CNN Correspondent: Generals, Commanders, and Soldiers Divorced From Reality in Iraq

September 21st, 2006 10:05 AM

It’s really the height of gall, but perfectly illustrates the arrogance of today’s media. On Wednesday evening, Michael Ware – CNN’s Baghdad correspondent – stated that the folks giving President Bush advice and information about what’s going on in Iraq – including General George Casey and Ambassador Zalmay Khalilzad – “are men who could not be more divorced from the Iraqi reality. They very much live within a bubble, be it physically within the Green Zone or be it within the bubble of heavy U.S. protection” (video link and full transcript to follow).

Ware didn’t end there, for he knows better than all of the advisors, the commanders, and the boots on the ground: “And this is true even for their advisers and for the commanders and the American soldiers.”

Imagine the arrogance. This one reporter knows more about what’s going on in Iraq than everybody else. Yet, deliciously in this same “Paula Zahn Now” segment, guest host Soledad O’Brien played a clip of an interview that Wolf Blitzer had done with President Bush. Comically, the president isn’t as confident with the media’s view of the world:

I would rather quote the people on the ground, who are very close to the situation, who live it day by day, our ambassador or General Casey. I ask this question all the time: Tell me what it's like there. And this notion that we're in civil war is just not true, according to them. These are the people that live the issue.

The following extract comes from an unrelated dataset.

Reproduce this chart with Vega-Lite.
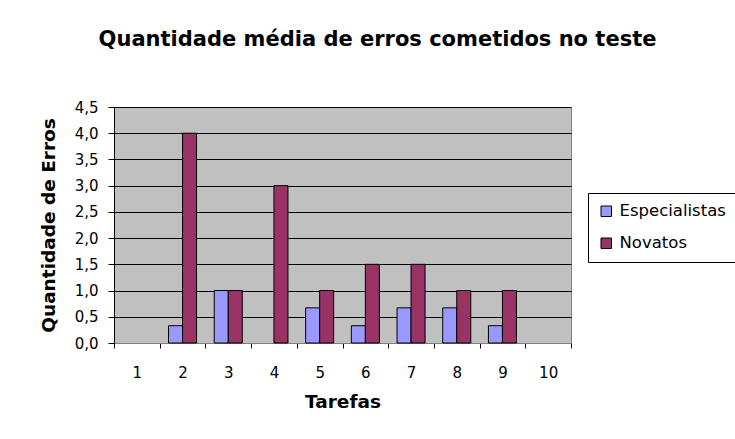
{
  "$schema": "https://vega.github.io/schema/vega-lite/v6.json",
  "autosize": "none",
  "width": 457,
  "height": 236,
  "padding": {"left": 114, "top": 107, "right": 164, "bottom": 96},
  "background": "white",
  "title": {
    "text": "Quantidade média de erros cometidos no teste",
    "font": "DejaVu Sans",
    "fontSize": 21,
    "fontWeight": "bold",
    "color": "black",
    "anchor": "middle",
    "dx": 35,
    "offset": 50
  },
  "config": {
    "font": "DejaVu Sans",
    "view": {"fill": "#C0C0C0", "stroke": "#808080", "strokeWidth": 1}
  },
  "data": {
    "values": [
      {"tarefa": "2", "grupo": "Especialistas", "erros": 0.33},
      {"tarefa": "2", "grupo": "Novatos", "erros": 4.0},
      {"tarefa": "3", "grupo": "Especialistas", "erros": 1.0},
      {"tarefa": "3", "grupo": "Novatos", "erros": 1.0},
      {"tarefa": "4", "grupo": "Novatos", "erros": 3.0},
      {"tarefa": "5", "grupo": "Especialistas", "erros": 0.67},
      {"tarefa": "5", "grupo": "Novatos", "erros": 1.0},
      {"tarefa": "6", "grupo": "Especialistas", "erros": 0.33},
      {"tarefa": "6", "grupo": "Novatos", "erros": 1.5},
      {"tarefa": "7", "grupo": "Especialistas", "erros": 0.67},
      {"tarefa": "7", "grupo": "Novatos", "erros": 1.5},
      {"tarefa": "8", "grupo": "Especialistas", "erros": 0.67},
      {"tarefa": "8", "grupo": "Novatos", "erros": 1.0},
      {"tarefa": "9", "grupo": "Especialistas", "erros": 0.33},
      {"tarefa": "9", "grupo": "Novatos", "erros": 1.0}
    ]
  },
  "mark": {"type": "bar", "stroke": "black", "strokeWidth": 1},
  "encoding": {
    "x": {
      "field": "tarefa",
      "type": "nominal",
      "scale": {"domain": ["1","2","3","4","5","6","7","8","9","10"], "paddingInner": 0, "paddingOuter": 0},
      "axis": {
        "title": "Tarefas",
        "titleFont": "DejaVu Sans",
        "titleFontSize": 18.5,
        "titleFontWeight": "bold",
        "titleColor": "black",
        "titlePadding": 12,
        "labelAngle": 0,
        "labelFont": "DejaVu Sans",
        "labelFontSize": 15,
        "labelColor": "black",
        "labelPadding": 17,
        "tickBand": "extent",
        "tickColor": "black",
        "tickSize": 5,
        "domainColor": "#808080",
        "grid": false
      }
    },
    "xOffset": {
      "field": "grupo",
      "type": "nominal",
      "scale": {"domain": ["Especialistas", "Novatos"], "paddingInner": 0, "paddingOuter": 0.63}
    },
    "y": {
      "field": "erros",
      "type": "quantitative",
      "scale": {"domain": [0, 4.5], "nice": false},
      "axis": {
        "title": "Quantidade de Erros",
        "titleFont": "DejaVu Sans",
        "titleFontSize": 18.5,
        "titleFontWeight": "bold",
        "titleColor": "black",
        "titlePadding": 16,
        "values": [0, 0.5, 1, 1.5, 2, 2.5, 3, 3.5, 4, 4.5],
        "labelExpr": "replace(format(datum.value, '.1f'), '.', ',')",
        "labelFont": "DejaVu Sans",
        "labelFontSize": 15,
        "labelColor": "black",
        "labelPadding": 10,
        "tickColor": "black",
        "tickSize": 6,
        "domainColor": "black",
        "grid": true,
        "gridColor": "black",
        "gridOpacity": 1,
        "gridWidth": 1
      }
    },
    "color": {
      "field": "grupo",
      "type": "nominal",
      "scale": {"domain": ["Especialistas", "Novatos"], "range": ["#9999FF", "#993366"]},
      "legend": {
        "title": null,
        "orient": "none",
        "legendX": 474,
        "legendY": 86,
        "fillColor": "white",
        "strokeColor": "black",
        "padding": 10,
        "symbolType": "square",
        "symbolSize": 110,
        "symbolStrokeColor": "black",
        "symbolStrokeWidth": 1,
        "symbolOpacity": 1,
        "labelFont": "DejaVu Sans",
        "labelFontSize": 16.5,
        "labelColor": "black",
        "rowPadding": 15,
        "labelOffset": 5
      }
    }
  }
}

I reject the notion that this country is in civil war, based upon experts, not based upon people who are speculating. I fully recognize it's still dangerous, and there's more work to do. The enemy has got the capacity to get on your TV screens by killing innocent people.

That's how I learn it. I can't learn it -- I can't -- frankly, can't learn it from your newscasts. What I have got to learn it from is people who are there on the ground.

Nicely said, Mr. President. What follows is a full transcript of this segment and a video link.

O'BRIEN: Let's talk about Iraq, Wolf. There's some new casualty figures out today: 8,000 people killed in just July and August, Iraqi civilians killed.

Did the president talk about that?

BLITZER: He tries to put a more positive picture forward, even in the face of a lot of experts, including many of our own reporters on the scene, that the situation is deteriorating rapidly.

But listen to this.

(BEGIN VIDEO CLIP)

BLITZER: I will read to you what Kofi Annan said on Monday. He said, "If current patterns of alienation and violence persist much further, there is a grave danger the Iraqi state will break down, possibly in the midst of a full-scale civil war."

Is this what the American people bought into?

BUSH: You know, it's interesting you quoted Kofi.

I would rather quote the people on the ground, who are very close to the situation, who live it day by day, our ambassador or General Casey. I ask this question all the time: Tell me what it's like there.

And this notion that we're in civil war is just not true, according to them. These are the people that live the issue.

I reject the notion that this country is in civil war, based upon experts, not based upon people who are speculating.

I fully recognize it's still dangerous, and there's more work to do. The enemy has got the capacity to get on your TV screens by killing innocent people.

That's how I learn it. I can't learn it -- I can't -- frankly, can't learn it from your newscasts. What I have got to learn it from is people who are there on the ground.

(END VIDEO CLIP)

BLITZER: And he was also forceful, Soledad, in expressing his full confidence in the Iraqi prime minister, Nouri al-Maliki.

O'BRIEN: All right, Wolf Blitzer for us -- Wolf, thanks.

Excellent interview with the president.

The president said: "I cannot learn it from your newscasts. I have got to learn it from people who are there on the ground."

All right. Let's get to our folks, then, who are on the ground.

Joining us this evening, Baghdad correspondent Michael Ware. He's been reporting from the region since 2001, spends lots of time outside the Green Zone. Our military analyst is retired Army Brigadier General David Grange. He was a commander in the first Gulf War in special-ops, stationed in western Iraq. And White House correspondent Suzanne Malveaux joins us this everything as well.

Thanks, guys. Appreciate it.

Michael, let's begin with you.

You heard what the president had to say, which is, essentially, the good news that out there is not getting reported. Have you found that to be true on the ground where you have been?

MICHAEL WARE, CNN CORRESPONDENT: Oh, look, really, nothing could be further from the truth.

I mean, the fact that, when President Bush talks about those living on the ground, and he cites General Casey and Ambassador Khalilzad, I mean, these are men who could not be more divorced from the Iraqi reality. They very much live within a bubble, be it physically within the Green Zone or be it within the bubble of heavy U.S. protection.

And this is true even for their advisers and for the commanders and the American soldiers. I mean, they never take the uniform off. The Iraqi people can never talk to them unless through a filter.

It's very different than living amongst them. And when people say not enough good news stories are being told, you ask an Iraqi family what it is that they're experiencing when their street -- the bodies of their neighbors are showing up on their streets. Their kids can't go to school, for fear of crossing sectarian lines. And the kidnapping and killings are just going on around them -- Soledad.